All the infrastructure and processes can be found in the following GitHub repository (MIT License)

Architecture - High Level

The following image shows the high-level architecture on AWS with High Availability Multi-AZ and Single Region.

Details of components

Kubernetes:
- Kubernetes EKS v1.26
Spark:
- Spark engine v3.2.0
- Spark-operator v1.1.14
Scheduling:
- Yunikorn v1.2.0
Scaling:
- Cluster autoscaler v9.21.0
- Karpenter v0.16.3
Analytics:
- JupyterHub v2.0.0
Infrastructure:
- aws-node-termination-handler v0.16.0
Policy and Governance
- Gatekeeper v3.10.0
Logging & Monitoring:
- Grafana v6.26.2
- Prometheus v15.8.1
- Spark History v4.1.0

Advanced Scheduling

Challenges

Distributed processing with Spark on Kubernetes presents two challenges to solve: improve resource utilization and Autoscaling performance.

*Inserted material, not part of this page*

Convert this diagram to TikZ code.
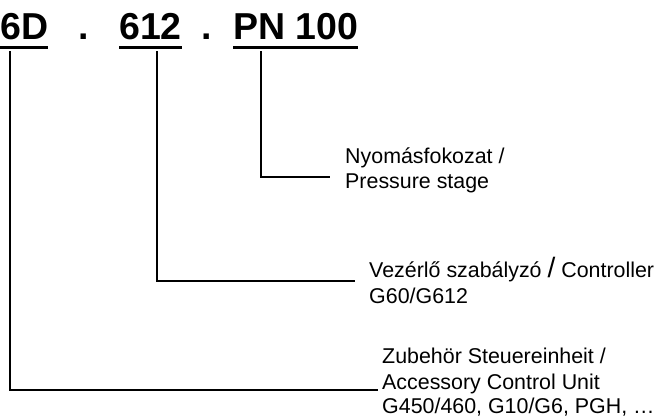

By default, when we execute a spark job, the kubernetes scheduler does not know the number of executors it will have to launch, regardless of the mechanism used to launch the job (spark-operator, spark-submit, etc). In the first instance, the driver will be started and then the executors, which has a direct impact on how the resources are allocated and how the cluster must scale with respect to the number of nodes.

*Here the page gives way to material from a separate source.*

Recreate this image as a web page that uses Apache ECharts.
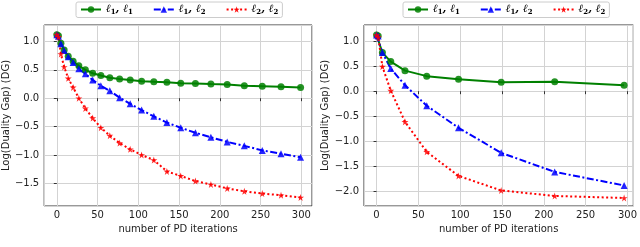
<!DOCTYPE html>
<html><head><meta charset="utf-8">
<script src="https://cdn.jsdelivr.net/npm/echarts@6/dist/echarts.min.js"></script>
<style>html,body{margin:0;padding:0;background:#fff}#c{width:640px;height:247px}</style>
</head><body><div id="c"></div>
<script>
// Left panel
const xLeft = [0, 2, 5, 9, 14, 20, 27, 35, 44, 54, 65, 77, 90, 104, 119, 135, 152, 170, 189, 209, 230, 252, 275, 299];
const l1l1Left = [1.12, 1.10, 0.97, 0.85, 0.74, 0.65, 0.57, 0.50, 0.44, 0.40, 0.36, 0.34, 0.32, 0.30, 0.29, 0.28, 0.265, 0.26, 0.25, 0.24, 0.22, 0.21, 0.20, 0.19];
const l1l2Left = [1.12, 1.09, 0.96, 0.84, 0.73, 0.63, 0.52, 0.43, 0.32, 0.22, 0.13, 0.01, -0.10, -0.21, -0.32, -0.43, -0.52, -0.61, -0.69, -0.77, -0.84, -0.92, -0.98, -1.04];
const l2l2Left = [1.12, 1.08, 0.78, 0.55, 0.35, 0.19, 0.0, -0.18, -0.35, -0.52, -0.66, -0.79, -0.90, -1.0, -1.09, -1.29, -1.37, -1.46, -1.52, -1.59, -1.64, -1.68, -1.71, -1.75];
// Right panel
const xRight = [0, 2, 7, 17, 34, 60, 98, 149, 213, 296];
const l1l1Right = [1.12, 1.10, 0.77, 0.59, 0.41, 0.30, 0.24, 0.18, 0.19, 0.12];
const l1l2Right = [1.12, 1.10, 0.77, 0.45, 0.12, -0.29, -0.73, -1.23, -1.61, -1.88];
const l2l2Right = [1.12, 1.08, 0.49, 0.01, -0.61, -1.21, -1.69, -1.98, -2.09, -2.13];

const seriesNames = ['l1l1', 'l1l2', 'l2l2'];
const xAxisName = 'number of PD iterations';
const yAxisName = 'Log(Duality Gap) (DG)';

const STAR = 'path://M50,0 L61,35 L98,35 L68,57 L79,91 L50,70 L21,91 L32,57 L2,35 L39,35 Z';
const styles = {
  l1l1: {color: '#008000', type: 'solid', symbol: 'circle', size: 7},
  l1l2: {color: '#0000ff', type: [7, 2.5, 2, 2.5], symbol: 'triangle', size: 7},
  l2l2: {color: '#ff0000', type: [2, 2.5], symbol: STAR, size: 7}
};
const legendText = {
  l1l1: '{i|ℓ}{s|1}{i|, ℓ}{s|1}',
  l1l2: '{i|ℓ}{s|1}{i|, ℓ}{s|2}',
  l2l2: '{i|ℓ}{s|2}{i|, ℓ}{s|2}'
};
const FONT = 'DejaVu Sans';
const fmt = v => (Math.round(v * 10) / 10).toFixed(1).replace('-', '\u2212');
const fmtX = v => String(Math.round(v)).replace('-', '\u2212');

function pair(xs, ys) { return xs.map((x, i) => [x, ys[i]]); }

function mkLegend(left) {
  return {
    left: left, top: 2, orient: 'horizontal', itemGap: 20, itemWidth: 20, itemHeight: 8,
    borderColor: '#cccccc', borderWidth: 1, borderRadius: 2, padding: [2, 4, 2, 4],
    data: seriesNames,
    formatter: n => legendText[n],
    textStyle: {
      rich: {
        i: {fontFamily: 'DejaVu Serif', fontStyle: 'italic', fontWeight: 'bold', fontSize: 11, color: '#000'},
        s: {fontFamily: 'DejaVu Serif', fontWeight: 'bold', fontSize: 7, color: '#000', padding: [5, 0, 0, 0]}
      }
    }
  };
}

function mkX(idx, min, max) {
  return {
    type: 'value', gridIndex: idx, min: min, max: max,
    name: xAxisName, nameLocation: 'middle', nameGap: 16,
    nameTextStyle: {fontFamily: FONT, fontSize: 10, color: '#222'},
    axisLine: {show: false}, axisTick: {show: true, length: 3, lineStyle: {color: '#333'}},
    axisLabel: {fontFamily: FONT, fontSize: 10, color: '#222', margin: 4, formatter: fmtX, showMinLabel: false, showMaxLabel: false},
    splitLine: {show: true, lineStyle: {color: '#d3d3d3', width: 1}}
  };
}
function mkY(idx, min, max, split, gap) {
  return {
    type: 'value', gridIndex: idx, min: min, max: max, splitNumber: split,
    name: yAxisName, nameLocation: 'middle', nameGap: gap, nameRotate: 90,
    nameTextStyle: {fontFamily: FONT, fontSize: 10, color: '#222'},
    axisLine: {show: false}, axisTick: {show: true, length: 3, lineStyle: {color: '#333'}},
    axisLabel: {fontFamily: FONT, fontSize: 10, color: '#222', margin: 5, formatter: fmt, showMinLabel: false, showMaxLabel: false},
    splitLine: {show: true, lineStyle: {color: '#d3d3d3', width: 1}}
  };
}
function mkSeries(name, xi, data) {
  const s = styles[name];
  return {
    name: name, type: 'line', xAxisIndex: xi, yAxisIndex: xi, data: data,
    symbol: s.symbol, symbolSize: s.size, showSymbol: true,
    lineStyle: {color: s.color, width: 2, type: s.type},
    itemStyle: {color: s.color, opacity: 0.85},
    animation: false
  };
}

const chart = echarts.init(document.getElementById('c'));
chart.setOption({
  animation: false,
  legend: [mkLegend(76), mkLegend(403)],
  grid: [
    {left: 37, right: 328, top: 25, bottom: 41, show: true, borderColor: '#333', borderWidth: 1, containLabel: false},
    {left: 364, right: 6, top: 25, bottom: 41, show: true, borderColor: '#333', borderWidth: 1, containLabel: false}
  ],
  xAxis: [mkX(0, -15.5, 313), mkX(1, -15, 307)],
  yAxis: [mkY(0, -1.90, 1.29, 5, 25), mkY(1, -2.29, 1.32, 7, 27)],
  series: [
    mkSeries('l1l1', 0, pair(xLeft, l1l1Left)),
    mkSeries('l1l2', 0, pair(xLeft, l1l2Left)),
    mkSeries('l2l2', 0, pair(xLeft, l2l2Left)),
    mkSeries('l1l1', 1, pair(xRight, l1l1Right)),
    mkSeries('l1l2', 1, pair(xRight, l1l2Right)),
    mkSeries('l2l2', 1, pair(xRight, l2l2Right))
  ]
});
</script></body></html>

For a better understanding of the problem, we are going to show a simplified version of the definition of a spark job with spark-operator. Our spark job has 1 driver and 2 executors defined:

apiVersion: "sparkoperator.k8s.io/v1beta2"
kind: SparkApplication
...
spec:
  driver:
    cores: 1
    coreRequest: "850m"
    memory: "2300m"
    memoryOverhead: "500m"
  executor:
    cores: 1
    instances: 2
    coreRequest: "850m"
    memory: "2400m"
    memoryOverhead: "500m"

In the following graph we see the behavior of the job using the default kubernetes scheduler. This way of scheduling pods is totally inefficient in terms of execution time and resource allocation. In concurrency scenarios it can cause only the driver to be created and not the executors, so the process would have to wait for available resources while the driver is occupying resources.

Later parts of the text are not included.